A team of state college researchers and volunteers have unearthed an incredibly rare find in an area of southern Idaho known for its natural springs.

A team of professionals from Idaho State University's Geosciences Department in Pocatello have found just the second ever documented remains of a dinosaur burrow in North America. The find happened near Soda Spings, which is approximately 170 miles east of Twin Falls.

Lead researcher L.J. Krumenacker discovered the ancient Idaho site some time ago, which at the time held the bones of a 98 million year old species known as Oryctodromeus. It was upon a recent return to the site while instructing a group of Montana State University students that Krumenacker found the burrow, according to information shared by localnews8.com.

The dinosaur that created the large hole--most likely while birthing offspring-- is thought to be approximately 11 feet in length, and lived on a diet of plants.
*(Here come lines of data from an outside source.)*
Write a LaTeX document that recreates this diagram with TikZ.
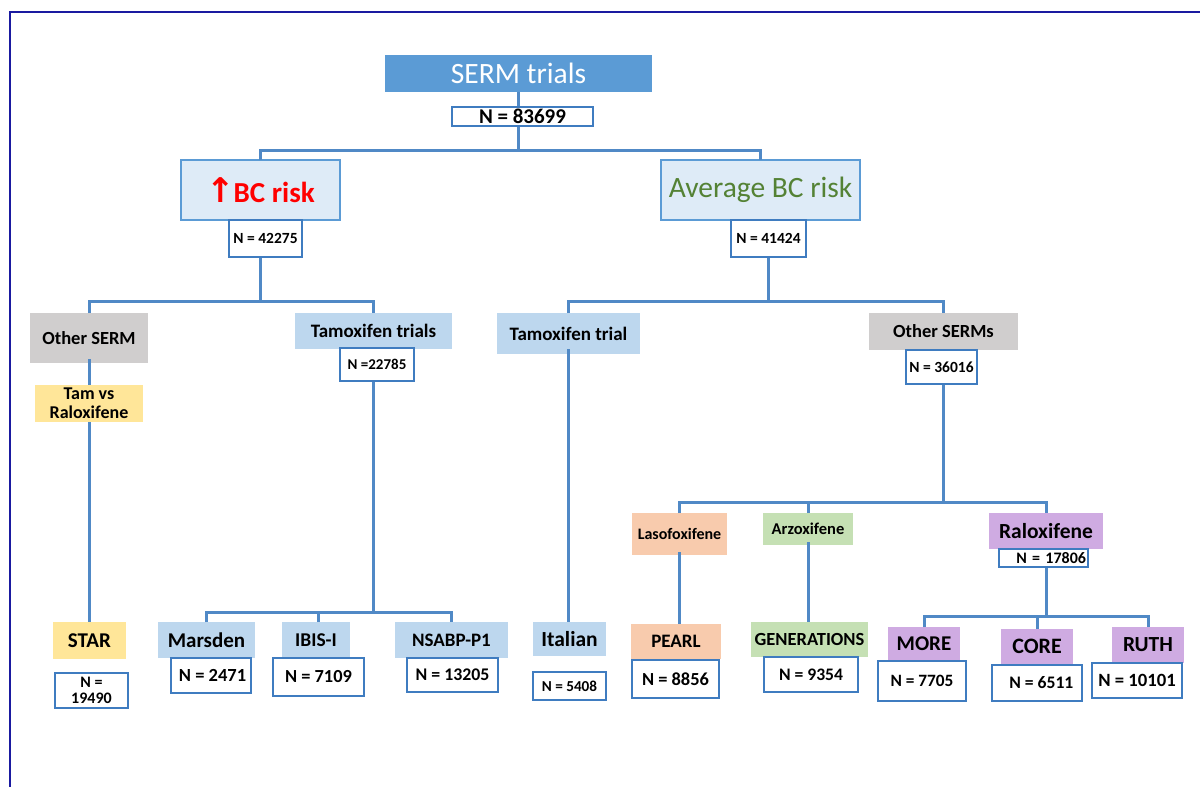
\documentclass[tikz,border=0pt]{standalone}
\usepackage{fontspec}
\setmainfont{Carlito}
\newfontfamily\dejavu{DejaVu Sans}
\newcommand\fsz[2]{\fontsize{#1}{#2}\selectfont}
\definecolor{sermblue}{HTML}{5B9BD5}
\definecolor{lightblue}{HTML}{DEEBF7}
\definecolor{tamblue}{HTML}{BDD7EE}
\definecolor{greyb}{HTML}{D0CECE}
\definecolor{yell}{HTML}{FFE699}
\definecolor{orng}{HTML}{F8CBAD}
\definecolor{grn}{HTML}{C5E0B4}
\definecolor{purp}{HTML}{CFABE2}
\definecolor{conncol}{HTML}{5089C6}
\definecolor{nbord}{HTML}{3F7CC0}
\definecolor{avggreen}{HTML}{548235}
\definecolor{framecol}{HTML}{1A1AA0}
\tikzset{
  bx/.style={anchor=north west, inner sep=0pt, outer sep=0pt, align=center},
  nb/.style={bx, draw=nbord, fill=white, line width=1.3pt, font=\bfseries},
  conn/.style={draw=conncol, line width=3pt},
}
\begin{document}
\begin{tikzpicture}[x=1pt,y=-1pt]
\useasboundingbox (0,0) rectangle (1200,787);
% frame
\draw[framecol, line width=1.8pt] (10,787) -- (10,12) -- (1200,12);

% coordinates for buses
\coordinate (y150) at (0,150);
\coordinate (y301) at (0,301);
\coordinate (y612) at (0,612);
\coordinate (y502) at (0,502);
\coordinate (y616) at (0,616);

% top
\node[bx, fill=sermblue, text=white, minimum width=267pt, minimum height=37pt, font=\fsz{29.5}{32}] (serm) at (385,55) {SERM trials};
\node[bx, fill=lightblue, draw=sermblue, line width=1.2pt, minimum width=159pt, minimum height=60pt, text=red, font=\bfseries\fsz{29}{32}] (bc) at (181,160) {{\dejavu\bfseries\fsz{34}{32}↑}\kern-1ptBC risk};
\node[bx, fill=lightblue, draw=sermblue, line width=1.2pt, minimum width=199pt, minimum height=60pt, text=avggreen, font=\fsz{29.5}{32}] (avg) at (661,160) {Average BC risk};

% level 2
\node[bx, fill=greyb, minimum width=118pt, minimum height=50pt, font=\bfseries\fsz{18.5}{20}] (oth) at (30,313) {Other SERM};
\node[bx, fill=yell, minimum width=108pt, minimum height=37pt, font=\bfseries\fsz{18}{19}] (tamv) at (35,385) {Tam vs\\Raloxifene};
\node[bx, fill=tamblue, minimum width=157pt, minimum height=36pt, font=\bfseries\fsz{19}{20}] (tamt) at (295,313) {Tamoxifen trials};
\node[bx, fill=tamblue, minimum width=143pt, minimum height=41pt, font=\bfseries\fsz{19}{20}] (tamt2) at (497,313) {Tamoxifen trial};
\node[bx, fill=greyb, minimum width=149pt, minimum height=37pt, font=\bfseries\fsz{18.5}{20}] (oths) at (869,313) {Other SERMs};

% level 3 (other SERMs)
\node[bx, fill=orng, minimum width=95pt, minimum height=42pt, font=\bfseries\fsz{16}{18}] (laso) at (632,513) {Lasofoxifene};
\node[bx, fill=grn, minimum width=90pt, minimum height=32pt, font=\bfseries\fsz{16.5}{18}] (arz) at (763,513) {Arzoxifene};
\node[bx, fill=purp, minimum width=114pt, minimum height=36pt, font=\bfseries\fsz{21.5}{24}] (ralo) at (989,513) {Raloxifene};

% leaves
\node[bx, fill=yell, minimum width=73pt, minimum height=37pt, font=\bfseries\fsz{21}{23}] (star) at (53,622) {STAR};
\node[bx, fill=tamblue, minimum width=97pt, minimum height=36pt, font=\bfseries\fsz{21}{23}] (mars) at (158,622) {Marsden};
\node[bx, fill=tamblue, minimum width=68pt, minimum height=36pt, font=\bfseries\fsz{19.5}{22}] (ibis) at (282,622) {IBIS-I};
\node[bx, fill=tamblue, minimum width=113pt, minimum height=36pt, font=\bfseries\fsz{19}{22}] (nsabp) at (395,622) {NSABP-P1};
\node[bx, fill=tamblue, minimum width=73pt, minimum height=34pt, font=\bfseries\fsz{21.5}{23}] (ital) at (533,622) {Italian};
\node[bx, fill=orng, minimum width=90pt, minimum height=35pt, font=\bfseries\fsz{19}{21}] (pearl) at (631,624) {PEARL};
\node[bx, fill=grn, minimum width=117pt, minimum height=35pt, font=\bfseries\fsz{18.5}{21}] (gen) at (751,622) {GENERATIONS};
\node[bx, fill=purp, minimum width=72pt, minimum height=33pt, font=\bfseries\fsz{21}{23}] (more) at (888,627) {MORE};
\node[bx, fill=purp, minimum width=72pt, minimum height=35pt, font=\bfseries\fsz{22}{24}] (core) at (1001,629) {CORE};
\node[bx, fill=purp, minimum width=72pt, minimum height=36pt, font=\bfseries\fsz{21.5}{24}] (ruth) at (1112,627) {RUTH};

% connectors
\draw[conn] (serm.south) -- (serm.south |- y150);
\draw[conn] (bc.north) |- (serm.south |- y150) -| (avg.north);
\draw[conn] (bc.south) -- (bc.south |- y301);
\draw[conn] (oth.north) |- (bc.south |- y301) -| (tamt.north);
\draw[conn] ([yshift=-1pt]avg.south -| 768,0) -- (768,301);
\draw[conn] (tamt2.north) |- (768,301) -| (oths.north);
\draw[conn] ([yshift=4pt]oth.south) -- (tamv.north);
\draw[conn] (tamv.south) -- (tamv.south |- star.north);
\draw[conn] (tamt.south) -- (tamt.south |- y612);
\draw[conn] (mars.north) |- (tamt.south |- y612) -| (nsabp.north);
\draw[conn] (ibis.north -| 318,0) -- (318,612);
\draw[conn] ([yshift=5pt]tamt2.south) -- (tamt2.south |- ital.north);
\draw[conn] (oths.south) -- (oths.south |- y502);
\draw[conn] (laso.north) |- (oths.south |- y502) -| (ralo.north);
\draw[conn] (arz.north) -- (arz.north |- y502);
\draw[conn] ([yshift=3pt]laso.south) -- (laso.south |- pearl.north);
\draw[conn] ([yshift=3pt]arz.south) -- (arz.south |- gen.north);
\draw[conn] (ralo.south) -- (ralo.south |- y616);
\draw[conn] (more.north) |- (ralo.south |- y616) -| (ruth.north);
\draw[conn] (core.north) -- (core.north |- y616);

% N boxes (over connectors)
\node[nb, minimum width=141pt, minimum height=19pt, font=\bfseries\fsz{21}{22}] (n0) at (452,107) {N = 83699};
\node[nb, minimum width=73pt, minimum height=37pt, font=\bfseries\fsz{15.5}{17}] (n1) at (229,220) {N = 42275};
\node[nb, minimum width=75pt, minimum height=37pt, font=\bfseries\fsz{15.5}{17}] (n2) at (731,220) {N = 41424};
\node[nb, minimum width=74pt, minimum height=33pt, font=\bfseries\fsz{15}{17}] (n3) at (340,348) {N =22785};
\node[nb, minimum width=71pt, minimum height=34pt, font=\bfseries\fsz{15.5}{17}] (n4) at (906,350) {N = 36016};
\node[nb, minimum width=89pt, minimum height=18pt, font=\bfseries\fsz{16}{17}, text width=85pt, align=right] (n5) at (999,549) {N = 17806};
\node[nb, minimum width=73pt, minimum height=35pt, font=\bfseries\fsz{16}{16}] (n6) at (55,673) {N =\\19490};
\node[nb, minimum width=80pt, minimum height=35pt, font=\bfseries\fsz{18.5}{20}] (n7) at (171,658) {\,N = 2471};
\node[nb, minimum width=91pt, minimum height=38pt, font=\bfseries\fsz{18.4}{20}] (n8) at (273,658) {N = 7109};
\node[nb, minimum width=91pt, minimum height=34pt, font=\bfseries\fsz{17.8}{20}] (n9) at (407,658) {N = 13205};
\node[nb, minimum width=73pt, minimum height=28pt, font=\bfseries\fsz{15.2}{17}] (n10) at (533,672) {N = 5408};
\node[nb, minimum width=87pt, minimum height=38pt, font=\bfseries\fsz{18.4}{20}] (n11) at (632,660) {N = 8856};
\node[nb, minimum width=94pt, minimum height=35pt, font=\bfseries\fsz{17.6}{20}] (n12) at (764,657) {N = 9354};
\node[nb, minimum width=88pt, minimum height=40pt, font=\bfseries\fsz{17.3}{20}] (n13) at (878,661) {N = 7705};
\node[nb, minimum width=90pt, minimum height=36pt, font=\bfseries\fsz{17.6}{20}] (n14) at (992,665) {\,\,\,N = 6511};
\node[nb, minimum width=90pt, minimum height=35pt, font=\bfseries\fsz{18.7}{20}] (n15) at (1092,663) {N = 10101};
\end{tikzpicture}
\end{document}
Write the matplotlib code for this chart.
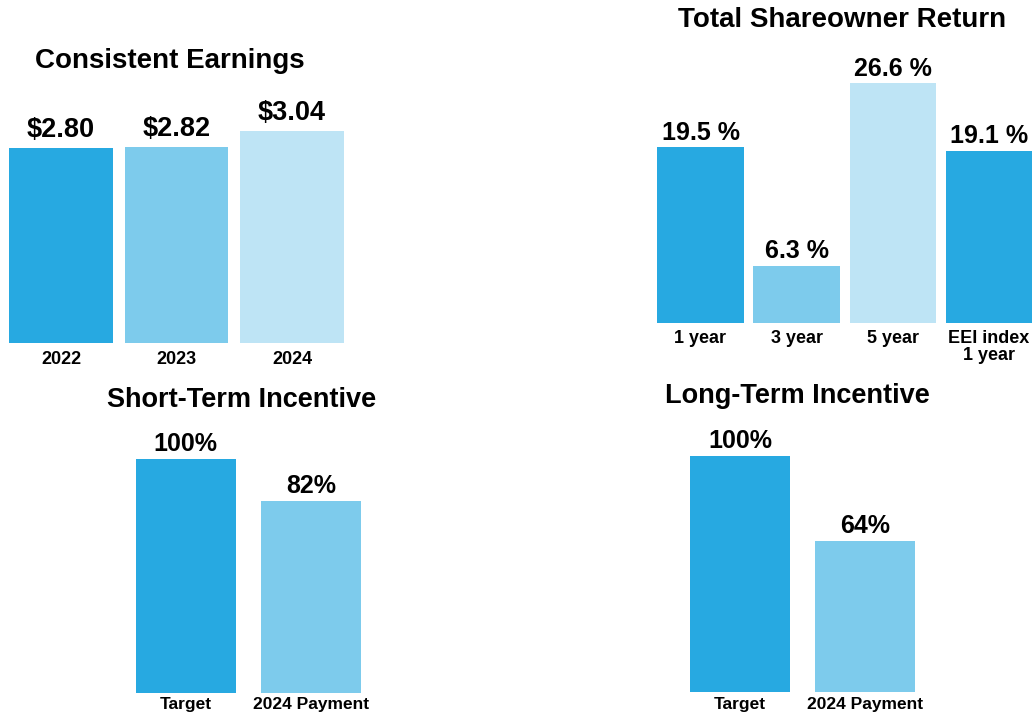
import matplotlib
matplotlib.use('agg')
import matplotlib.pyplot as plt

plt.rcParams['font.family'] = ['Liberation Sans', 'DejaVu Sans']
plt.rcParams['font.weight'] = 'bold'

W, H = 1033, 717

dark = '#27a9e1'
mid = '#7dcbec'
light = '#bee4f5'

# consistent earnings
eps_years = ['2022', '2023', '2024']
eps_values = [2.80, 2.82, 3.04]
eps_labels = ['$2.80', '$2.82', '$3.04']

# total shareowner return
tsr_periods = ['1 year', '3 year', '5 year', 'EEI index\n1 year']
tsr_values = [19.5, 6.3, 26.6, 19.1]
tsr_labels = ['19.5 %', '6.3 %', '26.6 %', '19.1 %']

# short-term incentive
sti_cats = ['Target', '2024 Payment']
sti_values = [100, 82]
sti_labels = ['100%', '82%']

# long-term incentive
lti_cats = ['Target', '2024 Payment']
lti_values = [100, 64]
lti_labels = ['100%', '64%']


def px_axes(fig, left, top, right, bottom):
    # pixel box -> figure fraction
    return fig.add_axes([left / W, 1 - bottom / H, (right - left) / W, (bottom - top) / H])


def draw_panel(ax, cats, values, labels, colors, width, ymax, label_size, label_off, tick_size, tick_pad):
    x = list(range(len(cats)))
    ax.bar(x, values, width=width, color=colors)
    ax.set_xlim(-0.5, len(cats) - 0.5)
    ax.set_ylim(0, ymax)
    for i, v in enumerate(values):
        ax.annotate(labels[i], (i, v), xytext=(0, label_off), textcoords='offset points',
                    ha='center', va='baseline', fontsize=label_size, fontweight='bold')
    ax.set_xticks(x)
    ax.set_xticklabels(cats, fontsize=tick_size, fontweight='bold', linespacing=1.0)
    ax.tick_params(axis='x', length=0, pad=tick_pad)
    ax.set_yticks([])
    for s in ax.spines.values():
        s.set_visible(False)


fig = plt.figure(figsize=(W / 100, H / 100), dpi=100)

#top left
ax1 = px_axes(fig, 3.25, 99.4, 349.75, 343)
draw_panel(ax1, eps_years, eps_values, eps_labels, [dark, mid, light], 0.9, 3.5, 19.5, 8, 13, 5.5)
fig.text(170 / W, 1 - 68.3 / H, 'Consistent Earnings', ha='center', va='baseline', fontsize=20, fontweight='bold')

#top right
ax2 = px_axes(fig, 652.4, 52.7, 1037.2, 322.7)
draw_panel(ax2, tsr_periods, tsr_values, tsr_labels, [dark, mid, light, dark], 0.9, 30, 18, 5.5, 13, 5.5)
fig.text(842 / W, 1 - 26.7 / H, 'Total Shareowner Return', ha='center', va='baseline', fontsize=20, fontweight='bold')

#bottom left
ax3 = px_axes(fig, 123.1, 412, 373.5, 693.3)
draw_panel(ax3, sti_cats, sti_values, sti_labels, [dark, mid], 0.8, 120, 18, 5.5, 12.5, 2.5)
fig.text(242 / W, 1 - 406.7 / H, 'Short-Term Incentive', ha='center', va='baseline', fontsize=19.5, fontweight='bold')

#bottom right
ax4 = px_axes(fig, 677.5, 408.9, 927.5, 691.7)
draw_panel(ax4, lti_cats, lti_values, lti_labels, [dark, mid], 0.8, 120, 18, 5.5, 12.5, 3.5)
fig.text(797 / W, 1 - 403 / H, 'Long-Term Incentive', ha='center', va='baseline', fontsize=19.5, fontweight='bold')

plt.savefig('out.png', dpi=100)
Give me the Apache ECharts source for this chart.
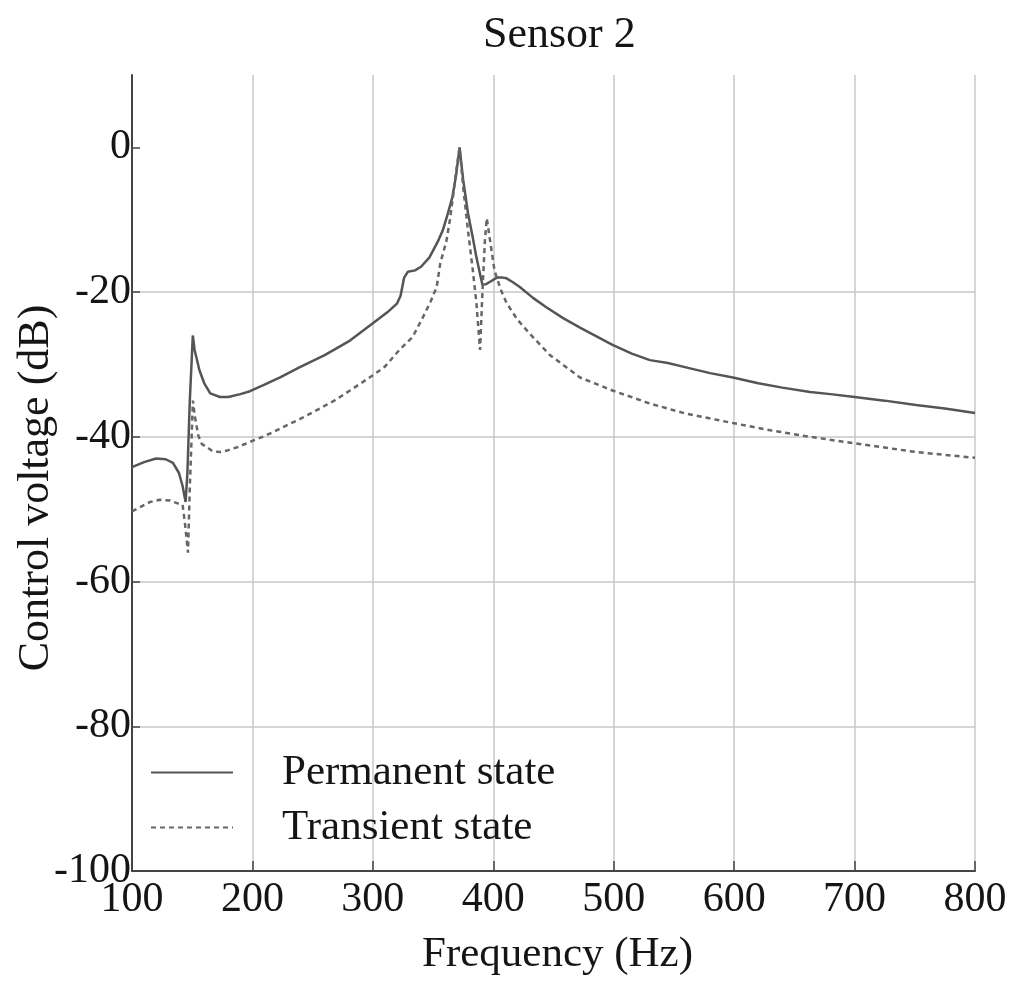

The finding actually took place during a lecture at the site. Krumenacker is a well known name in the Gem State, having authored articles and books on dinosaur findings in North America.

The only other burrow documented in North America was discovered 12 years ago in southern Montana. It was later  learned that a family of dinosaurs once sought shelter at the site. Idaho has been a hot bed for bone and fossil findings in recent decades. Scientists attribute these discoveries to the fact that the state was likely submerged by water during the Paleozoic era.